Return the material exactly, first line through the line containing "(0,0) rectangle (850,423);", and nothing more. Pictures stay out.

____ RECORDED DATA

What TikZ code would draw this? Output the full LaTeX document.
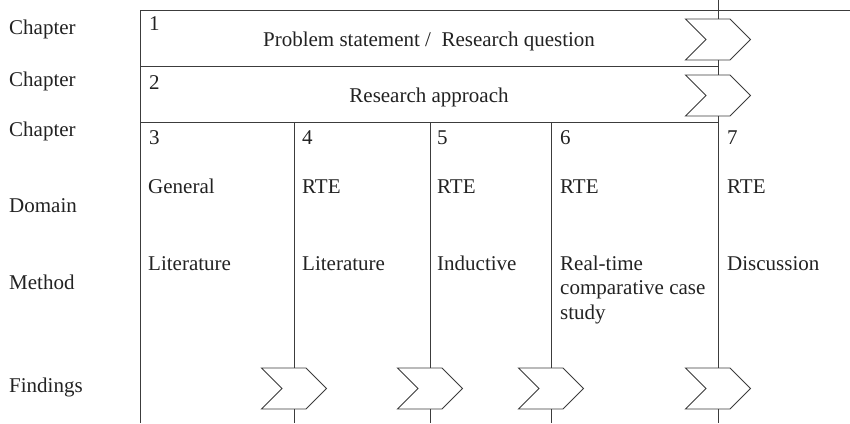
\documentclass[tikz,border=0pt]{standalone}
\usepackage{fontspec}
\setmainfont{Liberation Serif}
\usetikzlibrary{shapes.symbols}
\definecolor{ink}{HTML}{222222}
\definecolor{rule}{HTML}{3C3C3C}
\begin{document}
\begin{tikzpicture}[x=1pt,y=-1pt,
  every node/.style={text=ink, inner sep=0pt, font=\fontsize{21}{24.5}\selectfont},
  rowlabel/.style={anchor=base west},
  celltext/.style={anchor=base west, align=left},
  title/.style={anchor=base},
  frame/.style={draw=rule, line width=0.9pt},
  chev/.style={shape=signal, signal from=west, signal to=east,
    signal pointer angle=90, draw=rule, line width=0.9pt, fill=white,
    minimum width=65pt, minimum height=41pt}
]
\useasboundingbox (0,0) rectangle (850,423);

% frame and grid coordinates
\coordinate (tl) at (140,10);
\coordinate (tr) at (850,10);
\coordinate (bl) at (140,423);
\coordinate (r1l) at (140,66);  \coordinate (r1r) at (718,66);
\coordinate (r2l) at (140,122); \coordinate (r2r) at (718,122);
\coordinate (c4t) at (294,122); \coordinate (c4b) at (294,423);
\coordinate (c5t) at (430,122); \coordinate (c5b) at (430,423);
\coordinate (c6t) at (551,122); \coordinate (c6b) at (551,423);
\coordinate (c7t) at (718,0);   \coordinate (c7b) at (718,423);

% chevrons marking the flow through the chapters
\node[chev] (f1) at (718,39.5) {};
\node[chev] (f2) at (718,95.5) {};
\node[chev] (f4) at (294,388.5) {};
\node[chev] (f5) at (430,388.5) {};
\node[chev] (f6) at (551,388.5) {};
\node[chev] (f7) at (718,388.5) {};

% frame lines
\draw[frame] (tl) -- (tr);
\draw[frame] (tl) -- (bl);
\draw[frame] (r1l) -- (r1r);
\draw[frame] (r2l) -- (r2r);
\draw[frame] (c4t) -- (f4.north);
\draw[frame] (f4.south) -- (c4b);
\draw[frame] (c5t) -- (f5.north);
\draw[frame] (f5.south) -- (c5b);
\draw[frame] (c6t) -- (f6.north);
\draw[frame] (f6.south) -- (c6b);
\draw[frame] (c7t) -- (f1.north);
\draw[frame] (f1.south) -- (f2.north);
\draw[frame] (f2.south) -- (f7.north);
\draw[frame] (f7.south) -- (c7b);

% row labels
\node[rowlabel] (lch1) at (9,34)  {Chapter};
\node[rowlabel] (lch2) at (9,86)  {Chapter};
\node[rowlabel] (lch3) at (9,136) {Chapter};
\node[rowlabel] (ldom) at (9,212) {Domain};
\node[rowlabel] (lmet) at (9,289) {Method};
\node[rowlabel] (lfin) at (9,392) {Findings};

% chapter numbers
\node[celltext] (n1) at (149,30.5) {1};
\node[celltext] (n2) at (149,89)   {2};
\node[celltext] (n3) at (149,144)  {3};
\node[celltext] (n4) at (302,144)  {4};
\node[celltext] (n5) at (437,144)  {5};
\node[celltext] (n6) at (560,144)  {6};
\node[celltext] (n7) at (727,144)  {7};

% spanning chapters
\node[title] (t1) at (429,46.7)  {Problem statement /\ \ Research question};
\node[title] (t2) at (429,102.7) {Research approach};

% domain row
\node[celltext] (d3) at (148,193) {General};
\node[celltext] (d4) at (302,193) {RTE};
\node[celltext] (d5) at (437,193) {RTE};
\node[celltext] (d6) at (560,193) {RTE};
\node[celltext] (d7) at (727,193) {RTE};

% method row (the base of a multi-line node is its last line)
\node[celltext] (m3) at (148,270) {Literature};
\node[celltext] (m4) at (302,270) {Literature};
\node[celltext] (m5) at (437,270) {Inductive};
\node[celltext] (m6) at (560,319) {Real-time\\comparative case\\study};
\node[celltext] (m7) at (727,270) {Discussion};
\end{tikzpicture}
\end{document}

________

# OUTPUT FOR THIS TASK
What TikZ code would draw this? Output the full LaTeX document.
\documentclass[tikz,border=0pt]{standalone}
\usepackage{fontspec}
\setmainfont{Liberation Serif}
\usetikzlibrary{shapes.symbols}
\definecolor{ink}{HTML}{222222}
\definecolor{rule}{HTML}{3C3C3C}
\begin{document}
\begin{tikzpicture}[x=1pt,y=-1pt,
  every node/.style={text=ink, inner sep=0pt, font=\fontsize{21}{24.5}\selectfont},
  rowlabel/.style={anchor=base west},
  celltext/.style={anchor=base west, align=left},
  title/.style={anchor=base},
  frame/.style={draw=rule, line width=0.9pt},
  chev/.style={shape=signal, signal from=west, signal to=east,
    signal pointer angle=90, draw=rule, line width=0.9pt, fill=white,
    minimum width=65pt, minimum height=41pt}
]
\useasboundingbox (0,0) rectangle (850,423);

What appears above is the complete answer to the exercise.